A room acts as a time-traveling capsule that takes us through different eras in Mexico’s past. We are introduced to the people who once inhabited it, and whose lives were touched by life-changing historic events.

La Habitación (Tales of Mexico) is co-production between Poland and Mexico, and the pet project of Mexican producer Edher Campos. It celebrated its world premiere at the Los Cabos International Film Festival last week, a year after participating in the Works in Progress Program also held by the festival. The film is based on a book of short stories by Mexican author, Maria Diego Hernandez. It consists of eight short films that move progressively from the Spanish colonization to present times, each one directed by a different Mexican filmmaker. They include Carlos Carrera and Natalia Berestáin among others.

One of the stories takes place during the time of Chinese migration to Mexico in the late 1800s, another during the Summer Olympics of 1968, and another during the earthquake in Mexico City in 1985. A stand-out element of the film is the production design. Special attention was given to the props and wardrobe of each segment, both providing a visual delight as well as imbuing the scenes with authenticity. Actors wore period dresses and used vintage props in order to enhance their performances. The casting was also exceptional, and features talent from all over the world: Japanese actress Kaori Momoi and French actress Iréne Jacob to name a few.

Here’s what producer Edher Campos had to say about the film at a post-screening Q&A at Los Cabos Film Fest.

Read the rest of our coverage of the Los Cabos International Film Festival here.

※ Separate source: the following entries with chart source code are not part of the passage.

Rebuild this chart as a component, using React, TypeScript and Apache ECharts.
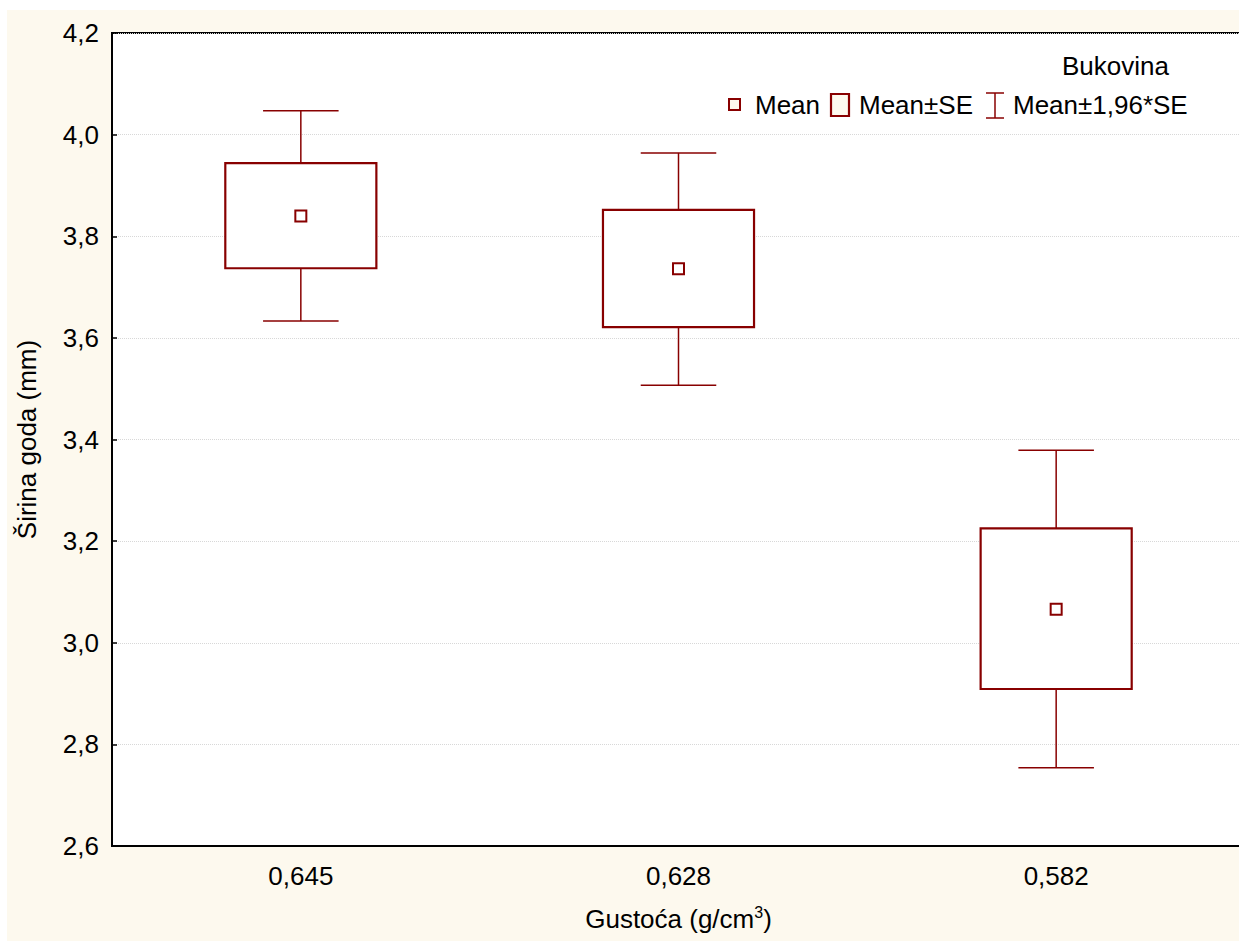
import React, { useEffect, useRef } from "react";
import * as echarts from "echarts";

const categories = ["0,645", "0,628", "0,582"];
const means = [3.84, 3.736, 3.066];
const seLow = [3.737, 3.621, 2.909];
const seHigh = [3.944, 3.852, 3.225];
const ciLow = [3.633, 3.507, 2.754];
const ciHigh = [4.047, 3.964, 3.379];
const yTicks = { min: 2.6, max: 4.2, interval: 0.2 };
const legendTitle = "Bukovina";
const legendLabels = ["Mean", "Mean±SE", "Mean±1,96*SE"];

const RED = "#880000";
const CREAM = "#fdf9ee";
const FONT = '"Liberation Sans", Arial, sans-serif';
const FS = 26;

export default function App() {
  const ref = useRef<HTMLDivElement>(null);
  useEffect(() => {
    if (!ref.current) return;
    const chart = echarts.init(ref.current, null, { renderer: "svg" });
    const data = categories.map((_, i) => [i, means[i], seLow[i], seHigh[i], ciLow[i], ciHigh[i]]);
    const option: any = {
      animation: false,
      backgroundColor: "transparent",
      textStyle: { fontFamily: FONT },
      grid: {
        left: 105,
        top: 23,
        width: 1133,
        height: 813,
        outerBoundsMode: "none",
        containLabel: false,
        show: true,
        backgroundColor: "#ffffff",
        borderColor: "#000",
        borderWidth: 2,
      },
      xAxis: {
        type: "category",
        data: categories,
        boundaryGap: true,
        name: "Gustoća (g/cm{sup|3})",
        nameLocation: "middle",
        nameGap: 58,
        nameTextStyle: {
          fontSize: FS,
          color: "#000",
          fontFamily: FONT,
          rich: { sup: { fontSize: 16, verticalAlign: "top", padding: [0, 0, 14, 0], color: "#000", fontFamily: FONT } },
        },
        axisLine: { lineStyle: { color: "#000", width: 2 } },
        axisTick: { inside: true, length: 5, alignWithLabel: true, lineStyle: { color: "#000", width: 1.5 } },
        axisLabel: { fontSize: FS, color: "#000", margin: 17, fontFamily: FONT },
        splitLine: { show: false },
      },
      yAxis: {
        type: "value",
        min: yTicks.min,
        max: yTicks.max,
        interval: yTicks.interval,
        name: "Širina goda (mm)",
        nameLocation: "middle",
        nameGap: 72,
        nameTextStyle: { fontSize: FS, color: "#000", fontFamily: FONT },
        axisLine: { show: true, lineStyle: { color: "#000", width: 2 } },
        axisTick: { show: true, inside: true, length: 5, lineStyle: { color: "#000", width: 1.5 } },
        axisLabel: {
          fontSize: FS,
          color: "#000",
          margin: 13,
          fontFamily: FONT,
          formatter: (v: number) => v.toFixed(1).replace(".", ","),
        },
        splitLine: { show: true, lineStyle: { color: "#d8d8d8", type: "dotted", width: 1 } },
      },
      series: [
        {
          type: "custom",
          name: "Bukovina",
          data,
          encode: { x: 0, y: [1, 2, 3, 4, 5] },
          renderItem: (params: any, api: any) => {
            const xi = api.value(0);
            const band = api.size([1, 0])[0];
            const boxW = band * 0.4;
            const capW = band * 0.2;
            const pm = api.coord([xi, api.value(1)]);
            const pSeLo = api.coord([xi, api.value(2)]);
            const pSeHi = api.coord([xi, api.value(3)]);
            const pCiLo = api.coord([xi, api.value(4)]);
            const pCiHi = api.coord([xi, api.value(5)]);
            const cx = pm[0];
            const lineStyle = { stroke: RED, lineWidth: 1.5 };
            return {
              type: "group",
              children: [
                { type: "line", shape: { x1: cx, y1: pCiHi[1], x2: cx, y2: pSeHi[1] }, style: lineStyle },
                { type: "line", shape: { x1: cx - capW / 2, y1: pCiHi[1], x2: cx + capW / 2, y2: pCiHi[1] }, style: lineStyle },
                { type: "line", shape: { x1: cx, y1: pSeLo[1], x2: cx, y2: pCiLo[1] }, style: lineStyle },
                { type: "line", shape: { x1: cx - capW / 2, y1: pCiLo[1], x2: cx + capW / 2, y2: pCiLo[1] }, style: lineStyle },
                {
                  type: "rect",
                  shape: { x: cx - boxW / 2, y: pSeHi[1], width: boxW, height: pSeLo[1] - pSeHi[1] },
                  style: { fill: "#ffffff", stroke: RED, lineWidth: 2.2 },
                },
                {
                  type: "rect",
                  shape: { x: cx - 5.5, y: pm[1] - 5.5, width: 11, height: 11 },
                  style: { fill: "#ffffff", stroke: RED, lineWidth: 2 },
                },
              ],
            };
          },
        },
      ],
      graphic: [
        {
          type: "text",
          x: 1055,
          y: 56,
          style: { text: legendTitle, font: `${FS}px ${FONT}`, fill: "#000", verticalAlign: "middle" },
        },
        { type: "rect", shape: { x: 722, y: 89, width: 11, height: 11 }, style: { fill: CREAM, stroke: RED, lineWidth: 2 } },
        {
          type: "text",
          x: 748,
          y: 95,
          style: { text: legendLabels[0], font: `${FS}px ${FONT}`, fill: "#000", verticalAlign: "middle" },
        },
        { type: "rect", shape: { x: 824, y: 84, width: 18, height: 22 }, style: { fill: CREAM, stroke: RED, lineWidth: 2.2 } },
        {
          type: "text",
          x: 852,
          y: 95,
          style: { text: legendLabels[1], font: `${FS}px ${FONT}`, fill: "#000", verticalAlign: "middle" },
        },
        { type: "line", shape: { x1: 988, y1: 83, x2: 988, y2: 108 }, style: { stroke: RED, lineWidth: 1.5 } },
        { type: "line", shape: { x1: 979, y1: 83, x2: 997, y2: 83 }, style: { stroke: RED, lineWidth: 1.5 } },
        { type: "line", shape: { x1: 979, y1: 108, x2: 997, y2: 108 }, style: { stroke: RED, lineWidth: 1.5 } },
        {
          type: "text",
          x: 1006,
          y: 95,
          style: { text: legendLabels[2], font: `${FS}px ${FONT}`, fill: "#000", verticalAlign: "middle" },
        },
      ],
    };
    chart.setOption(option);
    return () => chart.dispose();
  }, []);
  return (
    <div
      style={{
        position: "absolute",
        left: 7,
        top: 10,
        width: 1232,
        height: 931,
        background: CREAM,
        overflow: "hidden",
      }}
    >
      <div ref={ref} style={{ width: 1260, height: 931 }} />
    </div>
  );
}
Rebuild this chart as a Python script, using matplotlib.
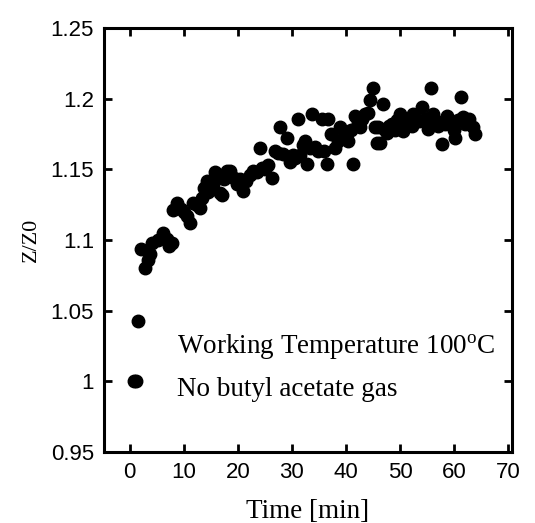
import matplotlib
matplotlib.use("Agg")
import matplotlib.pyplot as plt
from matplotlib.ticker import FuncFormatter

# Z/Z0 vs time
time_min = [
    0.7, 1.1, 1.6, 2.0, 2.8, 3.3, 3.7, 4.1, 5.2, 6.1, 6.9, 7.3, 7.8, 8.0, 8.7,
    9.4, 10.1, 10.6, 11.1, 11.7, 12.5, 13.0, 13.3, 13.8, 14.4, 14.3, 15.0, 15.4,
    15.7, 16.1, 16.7, 17.0, 17.5, 18.0, 18.5, 19.2, 19.8, 20.4, 20.9, 21.5,
    22.2, 22.8, 23.5, 24.0, 24.4, 25.0, 25.6, 26.3, 26.9, 27.5, 27.8, 28.3,
    29.0, 29.6, 30.2, 30.6, 31.1, 31.5, 32.0, 32.4, 32.8, 33.3, 33.7, 34.2,
    34.8, 35.5, 36.0, 36.5, 36.7, 37.3, 38.0, 38.5, 38.9, 39.4, 40.0, 40.4,
    41.0, 41.3, 41.7, 42.2, 42.6, 43.0, 43.5, 44.0, 44.4, 44.9, 45.3, 45.7,
    45.9, 46.3, 46.9, 47.3, 47.6, 48.0, 48.5, 49.0, 49.5, 50.0, 50.6, 51.0,
    51.6, 52.2, 52.4, 53.0, 53.5, 54.0, 54.5, 55.2, 55.8, 56.1, 56.6, 57.1,
    57.8, 58.3, 58.7, 59.3, 60.0, 60.2, 60.7, 61.3, 61.6, 62.1, 62.8, 63.5,
    63.9,
]
z_ratio = [
    1.000, 1.000, 1.043, 1.094, 1.080, 1.086, 1.090, 1.098, 1.100, 1.105, 1.101,
    1.096, 1.098, 1.121, 1.126, 1.122, 1.120, 1.117, 1.112, 1.126, 1.125, 1.123,
    1.130, 1.137, 1.134, 1.142, 1.139, 1.140, 1.148, 1.147, 1.133, 1.132, 1.143,
    1.149, 1.149, 1.144, 1.140, 1.143, 1.135, 1.142, 1.146, 1.149, 1.148, 1.165,
    1.151, 1.150, 1.153, 1.144, 1.163, 1.162, 1.180, 1.161, 1.172, 1.155, 1.160,
    1.158, 1.186, 1.160, 1.167, 1.170, 1.154, 1.165, 1.189, 1.166, 1.163, 1.186,
    1.163, 1.154, 1.186, 1.175, 1.165, 1.170, 1.180, 1.173, 1.175, 1.170, 1.178,
    1.154, 1.188, 1.183, 1.180, 1.186, 1.189, 1.190, 1.199, 1.208, 1.180, 1.169,
    1.180, 1.169, 1.196, 1.178, 1.176, 1.181, 1.182, 1.178, 1.185, 1.189, 1.177,
    1.184, 1.186, 1.181, 1.189, 1.185, 1.184, 1.194, 1.186, 1.179, 1.208, 1.189,
    1.184, 1.181, 1.168, 1.182, 1.188, 1.183, 1.178, 1.172, 1.185, 1.201, 1.187,
    1.182, 1.186, 1.180, 1.175,
]
x_ticks = [0, 10, 20, 30, 40, 50, 60, 70]
y_ticks = [0.95, 1.0, 1.05, 1.1, 1.15, 1.2, 1.25]

plt.rcParams["mathtext.fontset"] = "custom"
plt.rcParams["mathtext.rm"] = "Liberation Serif"

SANS = "Liberation Sans"
SERIF = "Liberation Serif"

fig = plt.figure(figsize=(5.35, 5.23), dpi=100)
ax = fig.add_axes([0.194, 0.136, 0.763, 0.810])

ax.plot(time_min, z_ratio, "o", color="black", ms=9, mec="black")

ax.set_xlim(-4.8, 70.7)
ax.set_ylim(0.95, 1.25)
ax.set_xticks(x_ticks)
ax.set_yticks(y_ticks)
ax.yaxis.set_major_formatter(FuncFormatter(lambda v, p: f"{v:g}"))
ax.tick_params(direction="in", top=True, right=True, length=6, width=2,
               labelsize=16, pad=7)
for lab in ax.get_xticklabels() + ax.get_yticklabels():
    lab.set_fontfamily(SANS)
for s in ax.spines.values():
    s.set_linewidth(2.2)

ax.set_xlabel("Time [min]", family=SERIF, fontsize=19.5, labelpad=12)
ax.set_ylabel("Z/Z0", family=SERIF, fontsize=16, labelpad=7)

ax.text(8.7, 1.024, r"Working Temperature 100$^{\mathrm{o}}$C", family=SERIF,
        fontsize=19.5, va="center")
ax.text(8.7, 0.9945, "No butyl acetate gas", family=SERIF, fontsize=19.5,
        va="center")

fig.savefig("out.png", dpi=100)
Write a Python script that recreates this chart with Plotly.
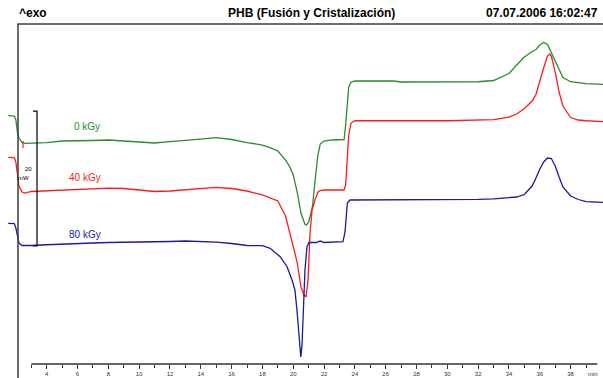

On the Universality of the Concept

It’s a story for Mexico, about Mexico, and it tells the story of this house, this room, where we are all portrayed in one way or another. And we’re very happy to have had these eight amazing directors, who were part of this project and took up the challenge. It was made even more interesting by the cast, which is very diverse. Above all this project was made with much love and dedication with the intention of weaving all of the stories to create one which is the metaphor of “the room.”

On How the Film Came to Be

It’s a script originally written by Maria Diego Hernandez. She wrote this book about eight stories that take place in the same room. And from there we had the idea to invite eight different directors instead of having only one. Carlos Carrera directed the first, and Natalia Berestáin directed the last one. It was written as one whole script. Though we wanted to have the different directors we kept the same crew the whole time, from the editing, the music, and sound, etc.

On the Outreach the Film Is Hoping to Achieve

Precisely these types of festivals are a bridge towards that. Through these festivals distributors and exhibitors are able to see it. And yes, that’s another part of the producer’s job: to make sure the film reaches commercial theaters, and that people see it outside the festival circuit. If I may add, I believe this is a special kind of project. You can tell the story in a segmented way, especially for digital platforms outside of the cinemas. So we do want to do a lot of outreach so that we can present the film in schools and events, because I think a film like this shows that there is a memory, and each one of segments represents something about the history of Mexico.